É imprescindível analisar cada cenário operacional no detalhe. Contudo, além do impacto tributário do cenário, é preciso também identificar os impactos no próprio negócio. Por exemplo, uma mudança de cidade em busca de um incentivo fiscal pode gerar redução de tributos, mas o aumento do custo logístico. Por isso, toda a operação deve ser analisada.
Como remunerar meu time?
Existem diversas formas de contratação do time de colaboradores em startups. Podem ser feitos contratos de prestação de serviços (pejotização), via MEI, ou mesmo contrato de emprego nos moldes da CLT. Além disso, as empresas podem estipular diversas formas de remuneração: prestação de serviços, salários, bônus, programa de participação nos lucros e resultados, vesting e stock options, dentre outros.
Cada tipo de contrato e de remuneração possui tratamento tributário específico que merece ser levado em consideração.
Como remunerar os sócios?
Além do time, os sócios também precisam ser remunerados. E nesse aspecto, as startups podem convencionar o pagamento de pró-labore, dividendos proporcionais ou desproporcionais, Juros sobre Capital Próprio (JCP), dentre outros. Igualmente, cada tipo de remuneração terá seu impacto fiscal.
Como remunerar os investidores?
Uma das características das startups é a necessidade de capital de terceiros para financiar o crescimento da empresa. Por isso, os investidores possuem um papel fundamental para as startups.
Existem diversos tipos de contratos de investimentos, sendo que o mais utilizado no mercado é o mútuo conversível. Por isso, é preciso ter muito cuidado com os assuntos fiscais na negociação com investidores, como a possibilidade de tributação do ágio na aquisição da participação societária, bem como do ganho de capital decorrente de sua alienação.
Conclusão
Os riscos aplicáveis à escolha de cada cenário não podem ser deixados de lado.

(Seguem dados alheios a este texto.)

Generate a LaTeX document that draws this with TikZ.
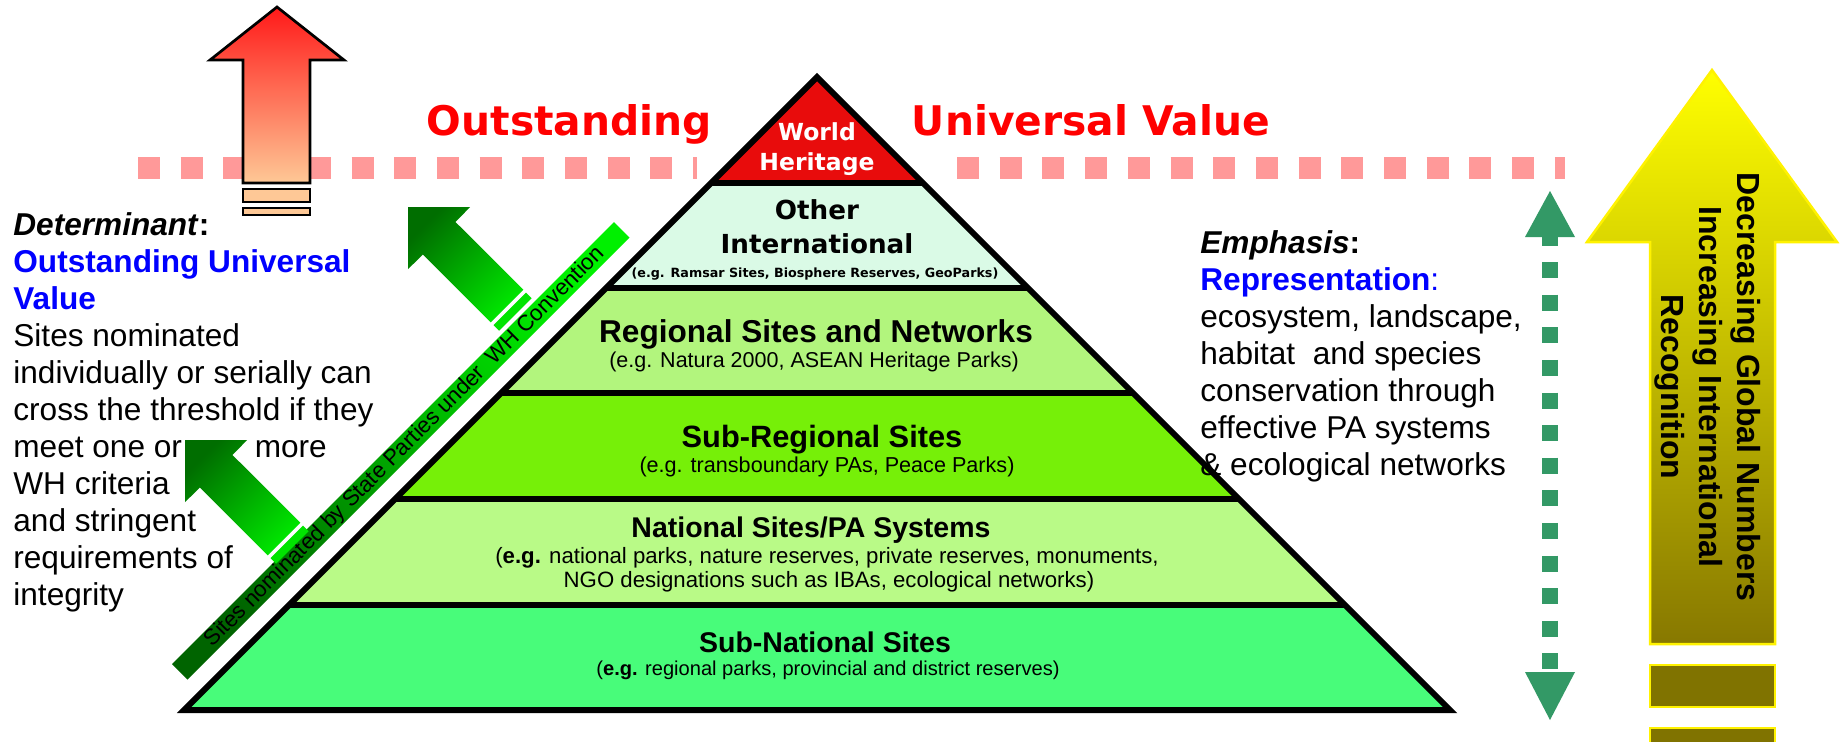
\documentclass[tikz,border=0pt]{standalone}
\usepackage{fontspec}
\setmainfont{Liberation Sans}
\newfontfamily\verdfont{DejaVu Sans}
\usetikzlibrary{positioning}

\definecolor{pinkline}{RGB}{255,153,153}
\definecolor{titlered}{RGB}{255,0,0}
\definecolor{whred}{RGB}{232,12,12}
\definecolor{otherfill}{RGB}{218,250,230}
\definecolor{regfill}{RGB}{178,245,125}
\definecolor{subregfill}{RGB}{118,240,8}
\definecolor{natfill}{RGB}{185,250,135}
\definecolor{subnatfill}{RGB}{72,252,122}
\definecolor{arrowred}{RGB}{255,25,25}
\definecolor{arroworange}{RGB}{254,200,150}
\definecolor{arrowdark}{RGB}{0,110,0}
\definecolor{arrowlight}{RGB}{0,228,0}
\definecolor{stripedark}{RGB}{0,100,0}
\definecolor{stripelight}{RGB}{0,240,0}
\definecolor{dashgreen}{RGB}{51,153,102}
\definecolor{olivebot}{RGB}{135,120,0}
\definecolor{olivebar}{RGB}{128,115,0}
\definecolor{textblue}{RGB}{0,0,255}

\tikzset{
  pinkdash/.style={draw=pinkline, line width=11pt, dash pattern=on 11pt off 10.35pt},
  bandline/.style={draw=black, line width=3pt},
  redtitle/.style={anchor=base, inner sep=0pt, text=titlered, font=\verdfont\bfseries\fontsize{20.4}{20.4}\selectfont},
  toptext/.style={anchor=base, inner sep=0pt, font=\verdfont\bfseries\fontsize{#1}{#1}\selectfont},
  bandtitle/.style={anchor=base, inner sep=0pt, font=\bfseries\fontsize{#1}{#1}\selectfont},
  bandsub/.style={anchor=base, inner sep=0pt, font=\fontsize{#1}{#1}\selectfont},
  sidetext/.style={anchor=north west, inner sep=0pt, align=left, font=\fontsize{15.8}{18.5}\selectfont}
}

\begin{document}
\begin{tikzpicture}[x=0.5pt, y=-0.5pt]
\path [use as bounding box, fill=white] (0,0) rectangle (1843,741);

\draw [pinkdash] (138,168) -- (697,168);
\draw [pinkdash] (957,168) -- (1565,168);

\node at (569.5,135) [redtitle] (outst) {Outstanding};
\node at (1091,135) [redtitle] (univ) {Universal Value};

\shadedraw [top color=arrowred, bottom color=arroworange, line width=1.35pt] (277,7) -- (344,60) -- (310,60) -- (310,183) -- (243,183) -- (243,60) -- (210,60) -- cycle;
\filldraw [fill=arroworange, line width=1.35pt] (243,189) rectangle (310,202);
\filldraw [fill=arroworange, line width=1.35pt] (243,208) rectangle (310,215);

% pyramid
\coordinate (apex) at (817,77);
\coordinate (baseL) at (184,710);
\coordinate (baseR) at (1450,710);
\foreach \ya/\yb/\col in {77/183/whred, 183/288/otherfill, 288/393/regfill, 393/499/subregfill, 499/605/natfill, 605/710/subnatfill}
  \fill [\col] ({894-\ya},\ya) -- ({740+\ya},\ya) -- ({740+\yb},\yb) -- ({894-\yb},\yb) -- cycle;
\foreach \y in {183,288,393,499,605}
  \draw [bandline] ({894-\y},\y) -- ({740+\y},\y);
\draw [bandline] (apex) -- (baseL) -- (baseR) -- cycle;

\node at (817,140) [toptext=11.75, text=white] (world) {World};
\node at (817,170) [toptext=11.75, text=white] (heritage) {Heritage};
\node at (817,219) [toptext=13.1] (other) {Other};
\node at (817,253) [toptext=13.1] (intl) {International};
\node at (815,277) [toptext=6.35] (ramsar) {(e.g. Ramsar Sites, Biosphere Reserves, GeoParks)};

\node at (816,342) [bandtitle=15.8] (regional) {Regional Sites and Networks};
\node at (814,367) [bandsub=10.75] (regionalsub) {(e.g. Natura 2000, ASEAN Heritage Parks)};
\node at (822,447) [bandtitle=15.4] (subreg) {Sub-Regional Sites};
\node at (827,472) [bandsub=10.8] (subregsub) {(e.g. transboundary PAs, Peace Parks)};
\node at (811,537) [bandtitle=14.25] (national) {National Sites/PA Systems};
\node at (827,563) [bandsub=11.1] (nationalsub) {(\textbf{e.g.} national parks, nature reserves, private reserves, monuments,};
\node at (829,587) [bandsub=11.1] (nationalsubb) {NGO designations such as IBAs, ecological networks)};
\node at (825,652) [bandtitle=14.25] (subnat) {Sub-National Sites};
\node at (828,675) [bandsub=10.05] (subnatsub) {(\textbf{e.g.} regional parks, provincial and district reserves)};

% nomination stripe and arrows
\shade [top color=stripelight, bottom color=stripedark, shading angle=-45] (172,664) -- (187.5,679.5) -- (629.5,237.5) -- (614,222) -- cycle;
\node at (405,447) [rotate=45, inner sep=0pt, font=\fontsize{11.15}{11.15}\selectfont] (nomtext) {Sites nominated by State Parties under\ \ WH Convention};

\foreach \tx/\ty in {408/207, 185/440}{
  \begin{scope}[shift={(\tx,\ty)}]
    \shade [top color=arrowdark, bottom color=arrowlight, shading angle=45] (0,0) -- (62.2,0) -- (47.4,14.9) -- (115.3,82.7) -- (82.7,115.3) -- (14.9,47.4) -- (0,62.2) -- cycle;
    \fill [arrowlight] (118.1,85.6) -- (123.7,91.2) -- (91.2,123.7) -- (85.6,118.1) -- cycle;
  \end{scope}
}

\node at (13,212) [sidetext] (determ) {\textbf{\textit{Determinant}:}\\
  \textcolor{textblue}{\textbf{Outstanding Universal}}\\
  \textcolor{textblue}{\textbf{Value}}\\
  Sites nominated\\
  individually or serially can\\
  cross the threshold if they\\
  meet one or\hspace{32pt} more\\
  WH criteria\\
  and stringent\\
  requirements of\\
  integrity};

\node at (1200,230) [sidetext] (emph) {\textbf{\textit{Emphasis}:}\\
  \textcolor{textblue}{\textbf{Representation}:}\\
  ecosystem, landscape,\\
  habitat\ \ and species\\
  conservation through\\
  effective PA systems\\
  \& ecological networks};

% double arrow
\coordinate (dtop) at (1550,237);
\coordinate (dbot) at (1550,672);
\fill [dashgreen] (1550,191) -- (1575,237) -- (1525,237) -- cycle;
\fill [dashgreen] (1525,672) -- (1575,672) -- (1550,720) -- cycle;
\draw [dashgreen, line width=8pt, dash pattern=on 8pt off 8.3pt, dash phase=3.75pt] (dtop) -- (dbot);

% recognition arrow
\shadedraw [top color=yellow, bottom color=olivebot, draw=yellow, line width=1.25pt] (1712,70) -- (1837,242) -- (1775,242) -- (1775,644) -- (1650,644) -- (1650,242) -- (1587,242) -- cycle;
\filldraw [fill=olivebar, draw=yellow, line width=1.25pt] (1650,665) rectangle (1775,707);
\filldraw [fill=olivebar, draw=yellow, line width=1.25pt] (1650,728) rectangle (1775,750);
\node at (1708,387) [rotate=-90, align=center, inner sep=0pt, font=\bfseries\fontsize{16}{19}\selectfont] (recog) {Decreasing Global Numbers\\Increasing International\\Recognition};

\end{tikzpicture}
\end{document}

Em se tratando de Brasil, o empreendedor precisa ter em mente que irá lidar com constantes mudanças legislativas e jurisprudenciais. Evidentemente, para cada cenário existirão riscos que precisam ser levados em conta.
Por fim, destacamos que o Plano de Negócios Tributário para Startups deve considerar: (i) a fase de desenvolvimento da startup; (ii) as expectativas do sócio e projetos já definidos, (iii) a possibilidade de recebimento de investimentos; (iv) a necessidade de desenvolver P&D; e (v) as oportunidades interligadas.
Um bom plano de negócios tributário é uma ferramenta muito importante para otimização operacional da empresa, aumento da margem de lucro e geração de caixa, trazendo também um ganho em competitividade. E mais do que isso, ter uma estrutura tributária bem organizada é um fator chave na hora de captar investimentos.